If you wish to terminate the program when it reaches the outlim, then I
don't think that suppressing the S722 abend can be easily done without
either system level code or building in some kind of abend recovery into the
application. By modifying the PROC, you can allow the job to keep processing:
  //TEBC#1      EXEC PGM=.....
     ..... more JCL here ...
  //REPORT  DD   SYSOUT=*,OUTLIM=500
  // IF TEBC#1.ABENDCC=S722 THEN           
  //S2  EXEC PGM=....
    ......  rest of JCL here ...             
  // ENDIF                             
but step TEBC#1 will still show an S722 abend.

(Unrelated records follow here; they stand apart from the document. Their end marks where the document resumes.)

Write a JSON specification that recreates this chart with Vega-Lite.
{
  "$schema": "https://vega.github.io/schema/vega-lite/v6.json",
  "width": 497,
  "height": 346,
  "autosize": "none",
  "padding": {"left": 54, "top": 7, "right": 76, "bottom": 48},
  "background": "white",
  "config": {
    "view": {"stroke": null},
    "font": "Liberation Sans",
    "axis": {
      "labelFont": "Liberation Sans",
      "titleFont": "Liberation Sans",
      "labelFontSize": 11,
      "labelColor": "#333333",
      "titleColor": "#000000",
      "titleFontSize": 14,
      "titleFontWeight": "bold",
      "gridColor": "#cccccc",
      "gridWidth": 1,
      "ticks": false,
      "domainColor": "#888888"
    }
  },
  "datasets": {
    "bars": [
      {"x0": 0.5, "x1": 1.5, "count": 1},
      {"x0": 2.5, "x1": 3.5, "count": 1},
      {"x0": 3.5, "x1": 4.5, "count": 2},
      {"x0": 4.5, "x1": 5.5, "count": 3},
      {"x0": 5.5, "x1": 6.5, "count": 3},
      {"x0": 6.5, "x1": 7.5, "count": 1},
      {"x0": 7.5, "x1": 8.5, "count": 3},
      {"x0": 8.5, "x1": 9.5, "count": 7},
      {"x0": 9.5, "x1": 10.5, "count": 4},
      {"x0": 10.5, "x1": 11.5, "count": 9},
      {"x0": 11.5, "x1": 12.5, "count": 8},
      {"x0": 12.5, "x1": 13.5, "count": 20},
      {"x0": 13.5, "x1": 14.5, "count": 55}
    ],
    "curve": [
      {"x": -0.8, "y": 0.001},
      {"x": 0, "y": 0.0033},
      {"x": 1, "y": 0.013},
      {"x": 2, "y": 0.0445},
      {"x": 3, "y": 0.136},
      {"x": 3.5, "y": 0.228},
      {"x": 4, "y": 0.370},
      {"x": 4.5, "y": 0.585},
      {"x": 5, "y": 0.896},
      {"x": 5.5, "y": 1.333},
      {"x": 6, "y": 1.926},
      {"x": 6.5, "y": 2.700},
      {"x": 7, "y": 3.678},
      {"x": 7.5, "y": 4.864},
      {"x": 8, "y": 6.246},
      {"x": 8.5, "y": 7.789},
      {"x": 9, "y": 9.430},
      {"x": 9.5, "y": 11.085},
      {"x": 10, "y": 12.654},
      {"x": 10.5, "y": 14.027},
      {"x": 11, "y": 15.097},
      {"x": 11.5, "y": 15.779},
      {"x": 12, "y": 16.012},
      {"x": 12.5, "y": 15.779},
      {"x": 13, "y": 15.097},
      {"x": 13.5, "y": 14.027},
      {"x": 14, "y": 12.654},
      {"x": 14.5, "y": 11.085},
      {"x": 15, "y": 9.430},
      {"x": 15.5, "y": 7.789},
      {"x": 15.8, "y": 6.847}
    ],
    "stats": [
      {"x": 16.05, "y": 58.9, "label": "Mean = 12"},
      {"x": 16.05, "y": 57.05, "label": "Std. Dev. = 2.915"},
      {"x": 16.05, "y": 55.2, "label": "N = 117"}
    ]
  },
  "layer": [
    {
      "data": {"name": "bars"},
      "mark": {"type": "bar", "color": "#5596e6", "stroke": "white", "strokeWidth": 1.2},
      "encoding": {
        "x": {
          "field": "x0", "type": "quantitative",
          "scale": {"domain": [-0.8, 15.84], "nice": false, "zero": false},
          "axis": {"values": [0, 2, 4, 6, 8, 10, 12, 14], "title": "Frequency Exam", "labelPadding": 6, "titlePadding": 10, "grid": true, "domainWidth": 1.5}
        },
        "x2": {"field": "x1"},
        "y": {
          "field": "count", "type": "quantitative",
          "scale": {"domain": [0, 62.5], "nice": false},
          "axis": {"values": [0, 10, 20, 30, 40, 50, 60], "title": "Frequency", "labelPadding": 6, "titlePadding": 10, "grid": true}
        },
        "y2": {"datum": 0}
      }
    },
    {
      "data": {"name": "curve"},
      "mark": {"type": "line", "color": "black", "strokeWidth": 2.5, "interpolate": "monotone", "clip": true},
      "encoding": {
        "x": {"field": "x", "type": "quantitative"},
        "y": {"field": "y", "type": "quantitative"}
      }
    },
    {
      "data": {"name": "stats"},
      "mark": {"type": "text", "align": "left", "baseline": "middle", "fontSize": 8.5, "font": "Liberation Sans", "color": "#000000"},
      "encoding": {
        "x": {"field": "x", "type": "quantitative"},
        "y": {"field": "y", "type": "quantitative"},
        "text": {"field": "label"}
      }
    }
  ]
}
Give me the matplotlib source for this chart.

All the other steps within
the IF/ENDIF block will still execute, though, when there is an S722 abend.

One way of suppressing the abend would be to front-end the program used in
step TEBC#1 with another program with abend recovery which then converts an
S722 abend if it occurs into RC=0. If the application is LE-based, then
there may be some other options available to you, but just at the moment, I
can't think of any straight-forward way to suppress this abend with just
JCL.

 Bill 

On Fri, 8 Dec 2006 10:12:27 -0700, Howard Brazee <[EMAIL PROTECTED]> wrote:

>On 7 Dec 2006 12:27:22 -0800, [EMAIL PROTECTED] (Big Iron)
>wrote:
>
>>I think that you may be able to use something like TEBC#1.ABENDCC=S722
>>to test for a specific abend.
>
>I tried that yesterday, and it shows the abend - but what I'm wanting
>is to convert the abend into a non-abend.